[Start Material shown]
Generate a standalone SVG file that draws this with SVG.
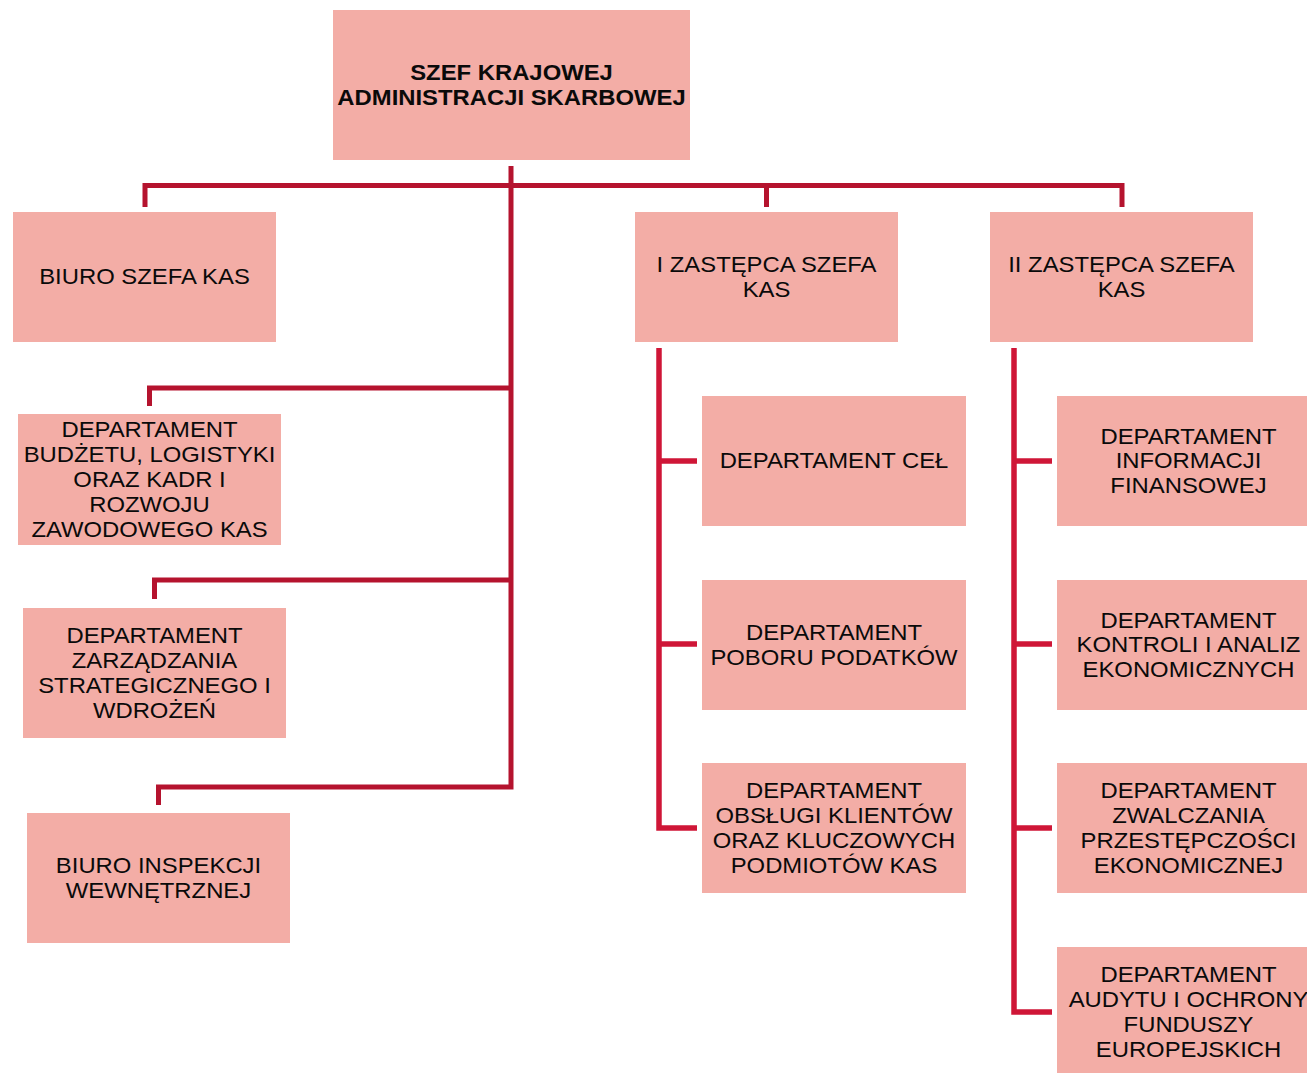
[End Material shown]
[Start Material shown]
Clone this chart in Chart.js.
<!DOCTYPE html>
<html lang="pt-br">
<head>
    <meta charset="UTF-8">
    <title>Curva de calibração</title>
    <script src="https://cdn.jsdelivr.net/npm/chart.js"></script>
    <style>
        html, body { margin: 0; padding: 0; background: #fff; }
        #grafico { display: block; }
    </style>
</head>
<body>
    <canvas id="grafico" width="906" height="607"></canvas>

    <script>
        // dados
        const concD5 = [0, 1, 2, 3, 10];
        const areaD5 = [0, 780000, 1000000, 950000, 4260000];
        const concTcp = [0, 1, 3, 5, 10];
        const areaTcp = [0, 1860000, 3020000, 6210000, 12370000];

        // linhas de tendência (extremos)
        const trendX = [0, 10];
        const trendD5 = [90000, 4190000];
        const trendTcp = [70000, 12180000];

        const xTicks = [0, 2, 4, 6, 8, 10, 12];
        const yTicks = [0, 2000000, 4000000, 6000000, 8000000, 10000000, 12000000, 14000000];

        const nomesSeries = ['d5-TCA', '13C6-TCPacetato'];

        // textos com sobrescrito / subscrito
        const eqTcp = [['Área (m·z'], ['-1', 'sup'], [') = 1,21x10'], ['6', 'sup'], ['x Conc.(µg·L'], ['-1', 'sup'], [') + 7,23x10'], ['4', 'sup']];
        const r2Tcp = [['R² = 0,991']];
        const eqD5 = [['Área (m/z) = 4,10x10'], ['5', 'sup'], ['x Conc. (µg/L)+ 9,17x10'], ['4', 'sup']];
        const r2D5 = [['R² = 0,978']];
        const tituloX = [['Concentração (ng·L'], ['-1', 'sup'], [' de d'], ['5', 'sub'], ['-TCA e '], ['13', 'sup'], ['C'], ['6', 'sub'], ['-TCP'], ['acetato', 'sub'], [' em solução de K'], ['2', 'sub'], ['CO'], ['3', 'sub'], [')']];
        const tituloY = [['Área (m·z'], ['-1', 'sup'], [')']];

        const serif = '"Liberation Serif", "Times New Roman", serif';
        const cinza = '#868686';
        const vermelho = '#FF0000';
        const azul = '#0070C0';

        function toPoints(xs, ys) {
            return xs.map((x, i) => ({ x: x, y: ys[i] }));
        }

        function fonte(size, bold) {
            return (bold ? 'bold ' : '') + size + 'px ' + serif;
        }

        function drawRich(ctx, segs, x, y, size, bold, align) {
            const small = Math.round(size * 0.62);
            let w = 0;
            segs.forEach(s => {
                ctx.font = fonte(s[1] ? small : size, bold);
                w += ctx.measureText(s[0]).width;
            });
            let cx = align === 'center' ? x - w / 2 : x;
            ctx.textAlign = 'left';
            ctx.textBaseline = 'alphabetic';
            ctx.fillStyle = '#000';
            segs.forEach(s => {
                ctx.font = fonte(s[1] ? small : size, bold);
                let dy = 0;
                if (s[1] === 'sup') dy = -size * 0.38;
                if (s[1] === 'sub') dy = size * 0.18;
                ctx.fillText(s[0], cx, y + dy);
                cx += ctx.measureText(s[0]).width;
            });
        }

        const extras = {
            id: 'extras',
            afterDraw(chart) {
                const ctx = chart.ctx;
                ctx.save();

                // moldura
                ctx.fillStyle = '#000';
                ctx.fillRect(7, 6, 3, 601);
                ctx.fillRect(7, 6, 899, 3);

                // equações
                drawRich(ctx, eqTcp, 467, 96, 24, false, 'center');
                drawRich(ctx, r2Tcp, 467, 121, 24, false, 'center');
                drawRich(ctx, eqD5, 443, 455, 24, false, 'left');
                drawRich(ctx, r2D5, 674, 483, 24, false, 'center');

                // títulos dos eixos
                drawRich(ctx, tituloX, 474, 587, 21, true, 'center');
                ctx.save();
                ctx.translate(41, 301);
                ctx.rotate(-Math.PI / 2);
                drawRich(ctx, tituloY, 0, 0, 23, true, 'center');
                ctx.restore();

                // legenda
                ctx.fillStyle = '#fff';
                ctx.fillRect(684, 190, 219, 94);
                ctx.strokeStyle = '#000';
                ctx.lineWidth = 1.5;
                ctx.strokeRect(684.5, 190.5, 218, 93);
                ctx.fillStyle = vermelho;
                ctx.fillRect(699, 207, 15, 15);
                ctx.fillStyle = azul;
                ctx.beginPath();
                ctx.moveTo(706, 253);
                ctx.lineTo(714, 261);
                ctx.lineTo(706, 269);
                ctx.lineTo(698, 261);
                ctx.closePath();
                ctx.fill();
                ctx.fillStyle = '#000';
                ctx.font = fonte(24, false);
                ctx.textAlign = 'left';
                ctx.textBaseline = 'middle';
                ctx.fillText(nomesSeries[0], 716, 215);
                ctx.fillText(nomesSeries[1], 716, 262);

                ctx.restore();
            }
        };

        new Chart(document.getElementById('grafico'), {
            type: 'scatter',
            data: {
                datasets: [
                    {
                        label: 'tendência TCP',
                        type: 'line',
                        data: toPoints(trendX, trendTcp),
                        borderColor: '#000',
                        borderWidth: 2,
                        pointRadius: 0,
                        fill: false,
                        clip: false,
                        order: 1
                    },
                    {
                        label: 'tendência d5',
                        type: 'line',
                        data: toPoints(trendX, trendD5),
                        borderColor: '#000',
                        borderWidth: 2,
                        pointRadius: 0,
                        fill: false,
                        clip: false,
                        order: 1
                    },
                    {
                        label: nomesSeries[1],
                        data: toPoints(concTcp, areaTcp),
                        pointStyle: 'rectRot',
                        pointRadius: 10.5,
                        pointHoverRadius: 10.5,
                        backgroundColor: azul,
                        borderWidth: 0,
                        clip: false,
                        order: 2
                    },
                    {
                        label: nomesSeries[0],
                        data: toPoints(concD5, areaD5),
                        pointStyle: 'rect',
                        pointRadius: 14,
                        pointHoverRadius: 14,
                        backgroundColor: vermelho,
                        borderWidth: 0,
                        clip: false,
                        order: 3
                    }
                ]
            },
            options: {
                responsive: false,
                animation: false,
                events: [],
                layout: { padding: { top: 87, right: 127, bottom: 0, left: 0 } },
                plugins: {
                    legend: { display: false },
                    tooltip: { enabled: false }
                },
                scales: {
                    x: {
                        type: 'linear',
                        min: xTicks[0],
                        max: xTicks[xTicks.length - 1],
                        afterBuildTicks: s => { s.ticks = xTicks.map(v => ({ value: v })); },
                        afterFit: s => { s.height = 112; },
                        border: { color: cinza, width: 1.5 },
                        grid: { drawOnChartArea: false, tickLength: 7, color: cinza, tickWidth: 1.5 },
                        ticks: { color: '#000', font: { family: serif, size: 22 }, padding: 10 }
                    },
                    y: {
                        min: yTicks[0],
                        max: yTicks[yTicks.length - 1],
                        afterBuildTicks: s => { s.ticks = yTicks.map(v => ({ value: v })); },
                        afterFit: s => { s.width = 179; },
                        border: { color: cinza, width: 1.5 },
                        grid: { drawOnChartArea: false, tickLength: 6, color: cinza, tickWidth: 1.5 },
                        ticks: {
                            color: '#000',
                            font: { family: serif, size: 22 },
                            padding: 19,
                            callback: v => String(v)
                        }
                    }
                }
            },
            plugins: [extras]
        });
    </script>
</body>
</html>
[End Material shown]
→ **Task directions**: Search the records for the string "this" and return every line in which it occurs.

→ **Complete answer**:
Generate a standalone SVG file that draws this with SVG.
Clone this chart in Chart.js.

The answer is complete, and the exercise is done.